Displacement: 1,133 tons

Cost: $220,845 (estimated)

Launched: 12 June 1919

Commissioned: 13 October 1924 (USCG)

Decommissioned: 26 July 1946

Disposition: 

Machinery: Triple-expansion steam engine; 2 Scotch boilers; 1,800 HP; single propeller

Performance:

          Maximum Speed: 13 knots
          Economic/Cruising Speed: 9.3 knots; 5,300 mile range (1945) 

Complement: 44

Electronics: SF detection radar (1945)

Armament: 2 x 1-pounders (1924)
                    1 x 3"/50; 2 x 20mm/80 (1945)


Cutter History:

The Carrabasset was built of composite construction for the Navy as one of the Bagaduce-class auxiliary fleet tug.  She was launched on 12 June 1919 by Staten Island Shipbuilding Co., Port Richmond, New York and was commissioned on 30 June 1920, Lieutenant (junior grade) G. O. Augustine in command.  She reported to Train, Atlantic Fleet.  From 10 September to 21 November 1920, Carrabasset sailed between New York, Charleston, and Norfolk on towing duty.  Early in 1921 she sailed to the Caribbean for that year's fleet concentration and large scale maneuvers of ships from both Atlantic and Pacific.  Returning to Norfolk 26 April, she alternated service with battleships off Hampton Roads, and with fleet units at New York.  Service along the Atlantic coast and in the Caribbean, highlighted by her rescue of Arethusa (AO-7) on 21 January 1922, continued until she was decommissioned at Norfolk 27 March 1922. she was transferred to the Treasury Department for use by the Coast Guard 24 May 1924.

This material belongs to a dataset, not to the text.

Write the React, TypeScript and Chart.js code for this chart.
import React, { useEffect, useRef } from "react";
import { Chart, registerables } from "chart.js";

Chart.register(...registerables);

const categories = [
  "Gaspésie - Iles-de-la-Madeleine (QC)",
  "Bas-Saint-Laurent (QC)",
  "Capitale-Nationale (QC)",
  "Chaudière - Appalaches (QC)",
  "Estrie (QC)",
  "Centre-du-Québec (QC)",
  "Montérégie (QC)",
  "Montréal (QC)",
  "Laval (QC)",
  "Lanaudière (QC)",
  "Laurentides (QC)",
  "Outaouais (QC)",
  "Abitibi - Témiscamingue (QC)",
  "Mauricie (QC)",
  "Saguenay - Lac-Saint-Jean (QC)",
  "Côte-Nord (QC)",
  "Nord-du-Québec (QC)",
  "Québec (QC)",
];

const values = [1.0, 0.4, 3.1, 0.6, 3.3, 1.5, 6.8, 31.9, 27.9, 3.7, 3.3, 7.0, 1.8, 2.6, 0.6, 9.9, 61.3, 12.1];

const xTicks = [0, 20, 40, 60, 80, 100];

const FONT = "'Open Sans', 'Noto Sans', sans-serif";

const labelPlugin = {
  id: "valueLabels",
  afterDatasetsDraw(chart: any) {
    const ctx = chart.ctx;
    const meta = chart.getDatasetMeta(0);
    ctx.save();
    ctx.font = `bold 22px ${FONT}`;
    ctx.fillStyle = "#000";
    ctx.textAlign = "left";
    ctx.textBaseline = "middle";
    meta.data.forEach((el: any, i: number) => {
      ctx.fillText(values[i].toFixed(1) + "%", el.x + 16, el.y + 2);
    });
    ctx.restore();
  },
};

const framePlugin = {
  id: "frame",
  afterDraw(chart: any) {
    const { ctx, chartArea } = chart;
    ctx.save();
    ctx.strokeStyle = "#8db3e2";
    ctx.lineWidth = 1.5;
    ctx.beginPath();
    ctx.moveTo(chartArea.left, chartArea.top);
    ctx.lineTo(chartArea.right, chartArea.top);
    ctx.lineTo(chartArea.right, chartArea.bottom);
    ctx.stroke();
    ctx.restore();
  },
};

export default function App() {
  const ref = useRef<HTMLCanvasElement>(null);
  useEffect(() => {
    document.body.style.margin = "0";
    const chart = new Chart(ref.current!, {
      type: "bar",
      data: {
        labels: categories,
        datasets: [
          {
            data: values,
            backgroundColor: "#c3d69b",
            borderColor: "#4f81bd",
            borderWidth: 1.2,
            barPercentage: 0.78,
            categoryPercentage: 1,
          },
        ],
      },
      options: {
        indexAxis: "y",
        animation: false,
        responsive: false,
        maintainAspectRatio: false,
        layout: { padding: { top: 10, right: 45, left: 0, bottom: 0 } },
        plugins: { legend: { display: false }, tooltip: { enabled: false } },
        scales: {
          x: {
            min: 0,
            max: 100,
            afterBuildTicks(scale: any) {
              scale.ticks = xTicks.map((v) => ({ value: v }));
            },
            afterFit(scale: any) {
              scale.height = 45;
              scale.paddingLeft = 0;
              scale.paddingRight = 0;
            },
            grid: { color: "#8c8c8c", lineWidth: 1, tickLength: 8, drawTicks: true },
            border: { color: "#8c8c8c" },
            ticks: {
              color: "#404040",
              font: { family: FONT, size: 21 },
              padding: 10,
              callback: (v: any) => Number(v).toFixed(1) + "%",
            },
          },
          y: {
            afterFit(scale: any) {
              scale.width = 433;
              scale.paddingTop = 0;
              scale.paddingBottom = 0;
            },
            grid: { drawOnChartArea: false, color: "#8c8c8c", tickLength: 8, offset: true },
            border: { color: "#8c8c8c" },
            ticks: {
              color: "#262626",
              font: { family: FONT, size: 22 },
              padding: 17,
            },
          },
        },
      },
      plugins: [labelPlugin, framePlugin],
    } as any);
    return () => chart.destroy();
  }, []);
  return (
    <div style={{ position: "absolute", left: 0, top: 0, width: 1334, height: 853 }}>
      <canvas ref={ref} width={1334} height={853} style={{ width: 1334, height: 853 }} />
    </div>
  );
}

She served at Norfolk, Virginia, Charleston, South Carolina, and New York on towing duty as one of three ocean-going tugs operated by the Coast Guard, through the 1920s and was then stationed at Port Everglades, Florida, in the mid-1930s and Curtis Bay, Maryland prior to World War II.

During the war, she was assigned to the Eastern Sea Frontier and operated out of Norfolk, Virginia.  She was decommissioned on 26 July 1946.


Sources:

Cutter History File.  USCG Historian's Office, USCG HQ, Washington, D.C.

Dictionary of American Naval Fighting Vessels, 

Donald Canney.  U.S. Coast Guard and Revenue Cutters, 1790-1935.  Annapolis, MD: Naval Institute Press, 1995.

Robert Scheina.  U.S. Coast Guard Cutters & Craft of World War II.  Annapolis, MD: Naval Institute Press, 1982.

U.S. Coast Guard.  Record of Movements: Vessels of the United States Coast Guard: 1790 - December 31, 1933.  Washington, DC: U.S. Government Printing Office, 1934; 1989 (reprint).